Question

I have a file with a lot of lines like this

f(a, b)
f(abc, def)
f(a, f(u, i))
...

and I was asked to write a program in Python that would translate the strings into the following format:

a+b
abc+def
a+(u+i)
...

Rule: f(a, b) -> a+b

The approach I am following right now uses eval functions:

def f(a, b):
    return "({0} + {1})".format(a,b)

eval("f(f('b','a'),'c')")

which returns

'((b + a) + c)'

However, as you can see, I need to put the letters as strings so that the eval function does not throw me a NameError when I run it.

Is there any way that will allow me to get the same behavior out of the eval function but without declaring the letters as strings?

Was it helpful?

Solution

eval is overkill here. this is just a simple string processing exercise:

  • replace the first 'f(' and the last ')' with ''
  • replace all remaining 'f(' with '('
  • replace all ', ' with '+'

and you're done.

this assumes that the only time the characters 'f(' appear next to each other is when it's supposed to represent a call to function f.

OTHER TIPS

Yes, you can. The key is to use a mapping which returns the string as a key when it is missing.

>>> class Mdict(dict):
...     def __missing__(self, k):
...         return k
... 
>>> eval('foo + bar', Mdict())
'foobar'

Of course, the general caveats about eval apply -- Please don't use it unless you trust the input completely.
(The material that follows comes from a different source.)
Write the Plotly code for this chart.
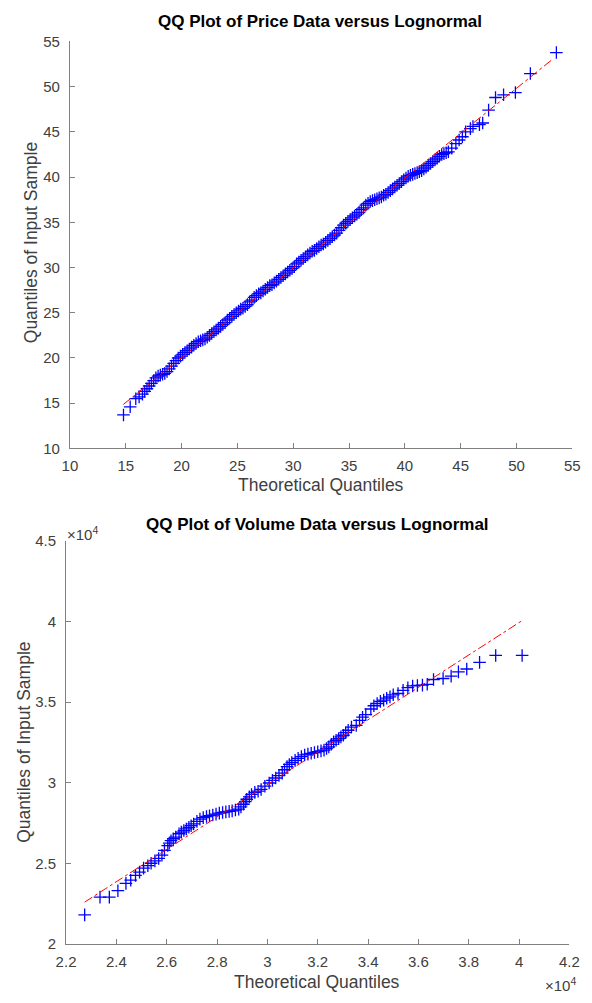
import plotly.graph_objects as go

# ---------------- Top: Price data ----------------
price_theoretical = [14.8, 15.4, 15.9, 16.2, 16.5, 16.7, 16.9, 17.1, 17.3, 17.5, 17.7, 17.9, 18.1, 18.3, 18.5, 18.7, 18.9,
                     19.1, 19.3, 19.5, 19.7, 19.9, 20.1, 20.3, 20.5, 20.7, 20.9, 21.1, 21.3, 21.5, 21.7, 21.9, 22.1, 22.3,
                     22.5, 22.7, 22.9, 23.1, 23.3, 23.5, 23.7, 23.9, 24.1, 24.3, 24.5, 24.7, 24.9, 25.1, 25.3, 25.5, 25.7,
                     25.9, 26.1, 26.3, 26.5, 26.7, 26.9, 27.1, 27.3, 27.5, 27.7, 27.9, 28.1, 28.3, 28.5, 28.7, 28.9, 29.1,
                     29.3, 29.5, 29.7, 29.9, 30.1, 30.3, 30.5, 30.7, 30.9, 31.1, 31.3, 31.5, 31.7, 31.9, 32.1, 32.3, 32.5,
                     32.7, 32.9, 33.1, 33.3, 33.5, 33.7, 33.9, 34.1, 34.3, 34.5, 34.7, 34.9, 35.1, 35.3, 35.5, 35.7, 35.9,
                     36.1, 36.3, 36.5, 36.7, 36.9, 37.1, 37.3, 37.5, 37.7, 37.9, 38.1, 38.3, 38.5, 38.7, 38.9, 39.1, 39.3,
                     39.5, 39.7, 39.9, 40.1, 40.3, 40.5, 40.7, 40.9, 41.1, 41.3, 41.5, 41.7, 41.9, 42.1, 42.3, 42.5, 42.7,
                     42.9, 43.1, 43.3, 43.5, 43.7, 43.9, 44.2, 44.57, 44.86, 45.15, 45.44, 45.87, 46.1, 46.68, 46.97,
                     47.5, 48.12, 48.84, 49.9, 51.24, 53.57]
price_sample = [13.7, 14.6, 15.5, 15.7, 16.0, 16.3, 16.6, 16.9, 17.2, 17.5, 17.8, 18.0, 18.1, 18.2, 18.3, 18.5, 18.8,
                19.1, 19.4, 19.7, 20.0, 20.2, 20.4, 20.6, 20.8, 21.0, 21.2, 21.4, 21.6, 21.8, 21.9, 22.0, 22.1, 22.3,
                22.5, 22.7, 22.9, 23.1, 23.3, 23.5, 23.7, 23.9, 24.2, 24.4, 24.6, 24.8, 25.0, 25.2, 25.4, 25.5, 25.7,
                25.9, 26.2, 26.4, 26.7, 26.9, 27.1, 27.2, 27.4, 27.6, 27.8, 28.0, 28.1, 28.3, 28.5, 28.7, 28.9, 29.1,
                29.3, 29.5, 29.7, 29.9, 30.1, 30.4, 30.6, 30.8, 31.0, 31.2, 31.4, 31.6, 31.8, 31.9, 32.1, 32.3, 32.5,
                32.6, 32.8, 33.0, 33.2, 33.4, 33.6, 33.8, 34.1, 34.4, 34.7, 34.9, 35.1, 35.3, 35.5, 35.7, 35.9, 36.1,
                36.4, 36.6, 36.9, 37.1, 37.3, 37.4, 37.5, 37.6, 37.7, 37.8, 38.0, 38.1, 38.3, 38.5, 38.7, 38.9, 39.1,
                39.3, 39.5, 39.7, 39.9, 40.1, 40.2, 40.3, 40.4, 40.5, 40.6, 40.7, 40.9, 41.1, 41.3, 41.5, 41.7, 41.9,
                42.1, 42.3, 42.5, 42.6, 42.7, 42.8, 43.2, 43.7, 44.1, 44.46, 45.0, 45.36, 45.6, 45.8, 45.98,
                47.4, 48.8, 49.1, 49.35, 51.45, 53.77]
price_ref_x = [14.78, 53.28]
price_ref_y = [14.86, 53.08]
price_ticks = [10, 15, 20, 25, 30, 35, 40, 45, 50, 55]

# ---------------- Bottom: Volume data ----------------
volume_theoretical = [22740, 23350, 23720, 24060, 24380, 24570, 24760, 24920, 25080, 25250, 25380, 25530, 25680, 25810,
                      25910, 26040, 26100, 26170, 26260, 26360, 26490, 26580, 26680, 26780, 26880, 26970, 27070, 27200,
                      27320, 27450, 27580, 27700, 27830, 27960, 28090, 28220, 28350, 28480, 28600, 28730, 28860, 28950,
                      29050, 29120, 29180, 29280, 29370, 29500, 29630, 29750, 29900, 30070, 30200, 30330, 30460, 30590,
                      30680, 30780, 30870, 30970, 31100, 31220, 31350, 31480, 31610, 31740, 31870, 32000, 32130, 32250,
                      32350, 32440, 32540, 32630, 32730, 32830, 32920, 33020, 33110, 33210, 33340, 33530, 33660, 33780,
                      33910, 34110, 34230, 34360, 34490, 34620, 34740, 34870, 35000, 35190, 35390, 35580, 35770, 35960,
                      36160, 36350, 36600, 36980, 37300, 37590, 37920, 38430, 39070, 40120]
volume_sample = [21800, 22900, 22900, 23300, 23750, 23950, 24250, 24450, 24700, 24850, 25000, 25150, 25300, 25500,
                 25800, 26100, 26250, 26400, 26520, 26620, 26830, 26930, 27030, 27130, 27230, 27330, 27440, 27600,
                 27740, 27830, 27900, 27950, 27990, 28050, 28110, 28150, 28190, 28220, 28250, 28300, 28360, 28500,
                 28660, 28820, 28970, 29120, 29270, 29400, 29470, 29580, 29780, 29980, 30140, 30290, 30440, 30590,
                 30800, 31000, 31130, 31250, 31380, 31510, 31620, 31720, 31770, 31820, 31870, 31920, 31970, 32020,
                 32120, 32220, 32380, 32530, 32630, 32730, 32840, 32940, 33100, 33250, 33450, 33550, 33860, 34060,
                 34220, 34570, 34770, 34910, 35040, 35120, 35240, 35320, 35450, 35530, 35730, 35890, 36000, 36030,
                 36050, 36100, 36400, 36460, 36610, 36870, 37050, 37460, 37890, 37890]
volume_ref_x = [22740, 40120]
volume_ref_y = [22590, 40050]
volume_xticks = [22000, 24000, 26000, 28000, 30000, 32000, 34000, 36000, 38000, 40000, 42000]
volume_xlabels = ["2.2", "2.4", "2.6", "2.8", "3", "3.2", "3.4", "3.6", "3.8", "4", "4.2"]
volume_yticks = [20000, 25000, 30000, 35000, 40000, 45000]
volume_ylabels = ["2", "2.5", "3", "3.5", "4", "4.5"]

W, H = 592, 1003
def px(v):
    return v / W
def py(v):
    return 1 - v / H

FONT = "Liberation Sans, Arial, Helvetica, sans-serif"
AX = "#808080"
TXT = "#404040"

fig = go.Figure()
marker = dict(symbol="cross-thin", size=9, line=dict(color="#0000ff", width=1.3), color="#0000ff")

fig.add_trace(go.Scatter(x=price_theoretical, y=price_sample, mode="markers", marker=marker,
                         xaxis="x", yaxis="y", showlegend=False))
fig.add_trace(go.Scatter(x=price_ref_x, y=price_ref_y, mode="lines",
                         line=dict(color="#ff0000", width=1, dash="dashdot"),
                         xaxis="x", yaxis="y", showlegend=False))
fig.add_trace(go.Scatter(x=volume_theoretical, y=volume_sample, mode="markers", marker=marker,
                         xaxis="x2", yaxis="y2", showlegend=False))
fig.add_trace(go.Scatter(x=volume_ref_x, y=volume_ref_y, mode="lines",
                         line=dict(color="#ff0000", width=1, dash="dashdot"),
                         xaxis="x2", yaxis="y2", showlegend=False))

axcommon = dict(showline=True, linecolor=AX, linewidth=1, mirror=False, showgrid=False, zeroline=False,
                ticks="inside", ticklen=5, tickcolor=AX, tickwidth=1,
                tickfont=dict(family=FONT, size=15, color=TXT))
xcommon = dict(ticklabelstandoff=4, **axcommon)
ycommon = dict(ticklabelstandoff=6, **axcommon)

fig.update_layout(
    width=W, height=H,
    margin=dict(l=0, r=0, t=0, b=0),
    paper_bgcolor="white", plot_bgcolor="white",
    xaxis=dict(domain=[px(62), px(582)], range=[10, 55], tickvals=price_ticks, anchor="y", **xcommon),
    yaxis=dict(domain=[py(447), py(33)], range=[10, 55], tickvals=price_ticks, anchor="x", **ycommon),
    xaxis2=dict(domain=[px(58), px(579)], range=[22000, 42000], tickvals=volume_xticks, ticktext=volume_xlabels,
                anchor="y2", **xcommon),
    yaxis2=dict(domain=[py(951), py(541)], range=[20000, 45000], tickvals=volume_yticks, ticktext=volume_ylabels,
                anchor="x2", **ycommon),
)

ann = []
ann.append(dict(text="<b>QQ Plot of Price Data versus Lognormal</b>", x=px(321), y=py(13), xref="paper", yref="paper",
                showarrow=False, font=dict(family=FONT, size=17, color="#000000"), xanchor="center", yanchor="middle"))
ann.append(dict(text="Theoretical Quantiles", x=px(322), y=py(484), xref="paper", yref="paper",
                showarrow=False, font=dict(family=FONT, size=17.5, color=TXT), xanchor="center", yanchor="middle"))
ann.append(dict(text="Quantiles of Input Sample", x=px(22), y=py(238), xref="paper", yref="paper", textangle=-90,
                showarrow=False, font=dict(family=FONT, size=17.5, color=TXT), xanchor="center", yanchor="middle"))
ann.append(dict(text="<b>QQ Plot of Volume Data versus Lognormal</b>", x=px(318), y=py(524), xref="paper", yref="paper",
                showarrow=False, font=dict(family=FONT, size=17, color="#000000"), xanchor="center", yanchor="middle"))
ann.append(dict(text="Theoretical Quantiles", x=px(318), y=py(990), xref="paper", yref="paper",
                showarrow=False, font=dict(family=FONT, size=17.5, color=TXT), xanchor="center", yanchor="middle"))
ann.append(dict(text="Quantiles of Input Sample", x=px(15), y=py(746), xref="paper", yref="paper", textangle=-90,
                showarrow=False, font=dict(family=FONT, size=17.5, color=TXT), xanchor="center", yanchor="middle"))
ann.append(dict(text="×10<sup>4</sup>", x=px(57), y=py(534), xref="paper", yref="paper",
                showarrow=False, font=dict(family=FONT, size=15, color=TXT), xanchor="left", yanchor="middle"))
ann.append(dict(text="×10<sup>4</sup>", x=px(588), y=py(992), xref="paper", yref="paper",
                showarrow=False, font=dict(family=FONT, size=15, color=TXT), xanchor="right", yanchor="middle"))
fig.update_layout(annotations=ann)

fig.write_html("out.html")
You could use the shlex module to give yourself a nice token stack and then parse it as a sort of push down automaton.

>>> import shlex
>>> def parsef(tokens):
    ftok = tokens.get_token()       # there's no point to naming these tokens
    oparentok = tokens.get_token()  # unless you want to assert correct syntax
    lefttok = tokens.get_token()
    if 'f' == lefttok:
        tokens.push_token(lefttok)
        lefttok = "("+parsef(tokens)+")"
    commatok = tokens.get_token()
    righttok = tokens.get_token()
    if 'f' == righttok:
        tokens.push_token(righttok)
        righttok = "("+parsef(tokens)+")"
    cparentok = tokens.get_token()
    return lefttok+"+"+righttok
>>> def parseline(line):
    return parsef(shlex.shlex(line.strip()))
>>> parseline('f(a, b)')
'a+b'
>>> parseline('f(abc, def)')
'abc+def'
>>> parseline('f(a, f(u, i))')
'a+(u+i)'

Note that this assumes you are getting correct syntax.